Employer of Choice, or, Employee of Choice?

To many businesses and Human Resources Leaders, becoming an Employer of Choice is an important step toward effectively planning your workforce.  According to EREMedia, an online gathering place for Recruiters:  “Becoming an employer of choice means that applicants are eager to work for you, that people envy your employees, that you receive unsolicited resumes, and that your most talented workers stay with the company throughout their careers. It’s the holy grail for every employer.” 

The ERE suggests employers have a few things in place to become an Employer of Choice.  These are:

  1. Have Interesting work.
  2. Provide Career Advancement.
  3. Exhibit Social Responsibility.
  4. Give Recognition

Sounds like an easy enough task.  Do that and the unsolicited resumes will come flooding in.  You’ll have so many that you won’t be able to handle the volume.  Everyone will want to work for your company and you’ll have your pick of the hundreds or thousands that will apply.

I don’t think so.

This large volume of applicants, possessing and not possessing the Knowledge, Skills, Abilities and Mind-set (KSAM”S) that your business requires will overwhelm your recruiting function.  This will take valuable time, energy and resources away from the critical function of strategic talent management.

Employee of Choice – Built on a unique brand for your business that focuses on differentiating between the best candidates in the marketplace by having them self-select even before they apply.  That is the more focused approach that will ensure your business both attracts and retains the very best employee.  These employees in turn will provide you with the necessary KSAM”S to successfully execute your business strategy and in turn, make your business outperform its competitors.

How you do that, while seemingly simple, takes effort and skills.  It will involve your leadership, your line management and if you have it, an appropriately skilled HR team.

You want to develop and communicate a new brand for your business.  A brand that clearly states you are a high-performance organization.  That you value exceptional talent and that you provide them with exceptional pay and development opportunities.  Further, you communicate clearly that you are not for everyone, don’t want to be for everyone and are not interested in employing anyone.

 

You cannot be all things to all prospective employees – and you don’t want to be.

 

This effort requires working with 5 key areas for both you the employer and also the potential employee:

  1. Motivation
  2. Satisfaction
  3. Engagement
  4. Culture
  5. Other Factors

This will take your workforce or HR processes out of the stereotypical policies, practices, administrative efficiency, employee advocacy and compliance mode they are accustomed to operating in.  Instead, your HR Team and your Line Management must be focused specifically on workforce performance.  In order to do this you must, of course, identify those KSAM’s that drive successful strategy execution in your business and then develop components that will:

  1. Select
  2. Develop
  3. Reward and
  4. Motivate the workforce in your business.
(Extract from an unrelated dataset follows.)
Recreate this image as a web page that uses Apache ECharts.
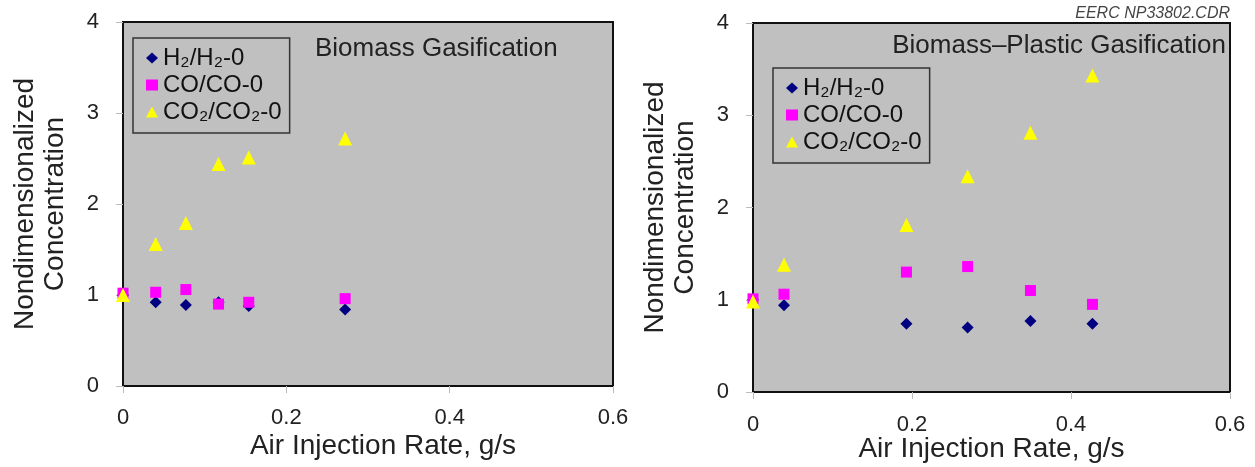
<!DOCTYPE html>
<html><head><meta charset="utf-8">
<script src="https://cdn.jsdelivr.net/npm/echarts@6/dist/echarts.min.js"></script>
<style>html,body{margin:0;padding:0;background:#fff}#c{width:1255px;height:467px}</style>
</head><body><div id="c"></div>
<script>
// Biomass Gasification
const bioX   = [0, 0.040, 0.077, 0.117, 0.154, 0.272];
const bioH2  = [1.00, 0.92, 0.89, 0.92, 0.88, 0.84];
const bioCO  = [1.02, 1.03, 1.06, 0.90, 0.92, 0.96];
const bioCO2 = [1.00, 1.56, 1.79, 2.44, 2.51, 2.72];
// Biomass–Plastic Gasification
const bpX    = [0, 0.039, 0.193, 0.270, 0.349, 0.427];
const bpH2   = [1.00, 0.94, 0.74, 0.70, 0.77, 0.74];
const bpCO   = [1.01, 1.06, 1.30, 1.36, 1.10, 0.95];
const bpCO2  = [0.98, 1.38, 1.81, 2.34, 2.81, 3.43];
const xTicks = [0, 0.2, 0.4, 0.6];
const yTicks = [0, 1, 2, 3, 4];
const seriesNames = ['H₂/H₂-0', 'CO/CO-0', 'CO₂/CO₂-0'];
const panelTitles = ['Biomass Gasification', 'Biomass–Plastic Gasification'];
const xTitle = 'Air Injection Rate, g/s';
const yTitle = 'Nondimensionalized\nConcentration';
const stamp = 'EERC NP33802.CDR';

const FONT = '"Liberation Sans", Arial, sans-serif';
const colors = ['#000080', '#ff00ff', '#ffff00'];
const symbols = ['diamond', 'rect', 'triangle'];
const sizes = [12, 11, 14];

function pair(xs, ys){ return xs.map((x,i)=>[x, ys[i]]); }

const grids = [
  {left:123, top:22, width:490, height:364},
  {left:753, top:23, width:477, height:369}
];
function xAxis(i){
  return {type:'value', gridIndex:i, min:xTicks[0], max:xTicks[xTicks.length-1], interval:0.2,
    name:xTitle, nameLocation:'middle', nameGap:i===0?46:43, nameMoveOverlap:false,
    nameTextStyle:{fontFamily:FONT, fontSize:28, color:'#222', padding:i===0?[0,0,0,30]:0},
    axisLine:{show:true, lineStyle:{color:'#111', width:2}},
    axisTick:{show:true, length:7, lineStyle:{color:'#bbb'}},
    splitLine:{show:false},
    axisLabel:{fontFamily:FONT, fontSize:22, color:'#222', margin:i===0?21:22}};
}
function yAxis(i){
  return {type:'value', gridIndex:i, min:yTicks[0], max:yTicks[yTicks.length-1], interval:1,
    name:yTitle, nameLocation:'middle', nameGap:53, nameMoveOverlap:false,
    nameTextStyle:{fontFamily:FONT, fontSize:28, color:'#222', lineHeight:30},
    axisLine:{show:true, lineStyle:{color:'#111', width:2}},
    axisTick:{show:true, length:7, lineStyle:{color:'#bbb'}},
    splitLine:{show:false},
    axisLabel:{fontFamily:FONT, fontSize:22, color:'#222', margin:24}};
}
const data = [[bioH2,bioCO,bioCO2],[bpH2,bpCO,bpCO2]];
const xs = [bioX, bpX];
const series = [];
for (let g=0; g<2; g++){
  for (let s=0; s<3; s++){
    series.push({type:'scatter', name:seriesNames[s], xAxisIndex:g, yAxisIndex:g,
      symbol:symbols[s], symbolSize:sizes[s], itemStyle:{color:colors[s], opacity:1},
      z: s===2 ? 4 : (s===1 ? 3 : 2),
      data:pair(xs[g], data[g][s])});
  }
}
const legendBase = {orient:'vertical', data:seriesNames.map((n,i)=>({name:n, icon:symbols[i]})),
  itemWidth:12, itemHeight:11, itemGap:3, padding:[8,8,9,13],
  backgroundColor:'#c0c0c0', borderColor:'#333', borderWidth:1.5,
  textStyle:{fontFamily:FONT, fontSize:24, color:'#111'}, selectedMode:false};
const chart = echarts.init(document.getElementById('c'));
chart.setOption({
  animation:false,
  backgroundColor:'#fff',
  grid: grids.map(g=>Object.assign({show:true, backgroundColor:'#c0c0c0', borderColor:'#111', borderWidth:2,
    containLabel:false, outerBoundsMode:'none'}, g)),
  xAxis:[xAxis(0), xAxis(1)],
  yAxis:[yAxis(0), yAxis(1)],
  legend:[Object.assign({}, legendBase, {left:133, top:38}),
          Object.assign({}, legendBase, {left:773, top:68})],
  title:[
    {text:panelTitles[0], left:315, top:36, padding:0, textStyle:{fontFamily:FONT, fontSize:26, fontWeight:'normal', color:'#222'}},
    {text:panelTitles[1], right:29, top:33, padding:0, textStyle:{fontFamily:FONT, fontSize:26, fontWeight:'normal', color:'#222'}},
    {text:stamp, right:25, top:6, padding:0, textStyle:{fontFamily:FONT, fontSize:16, fontStyle:'italic', fontWeight:'normal', color:'#444'}}
  ],
  series:series
});
</script></body></html>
The outcomes of this must also be appropriately measured.  Further, your Line Management and HR MUST be held accountable for workforce performance.  This means they idea of adapting someone else’s best practices to your business will most likely not be the best approach.

This all begins by identifying the key strategies your business must execute to be successful and then identifying what behavior and process drivers create successful execution.  You will have to involve your workforce in strategy execution by focusing them on key areas of your strategic vision and goals. (The Workforce Scorecard, Huselid & Becker, 2005) These are:

  • Operational excellence
  • Product or Service Leadership
  • Customer “centricity”

This will involve key behaviors and a true level of employee engagement that your business may not be familiar with.

As you consider this approach your question may involve the thought that this is time-consuming, hard and that it will also take commitment.  It will, as I stated earlier, most likely take skills your management and HR does not possess.  Take some comfort in the fact that many organizations have the same issue.  However, what comes from this is a return on the investment of those efforts in improved organizational performance, organizational productivity and organizational profitability.  Your employee retention will be vastly improved as your good employees, the ones you really want to keep, will not be wooed away by your competitor across the street because they increased what they pay.  In fact, your competitor across the street may well incur increased costs because you have differentiated your business so well that they can no longer successfully compete.

Refocusing your business efforts toward workforce productivity instead of the tired cycle of hiring and laying off to improve profit will ensure that you gain employee’s of choice and won’t have to be like everyone else seeking to be the employer of choice.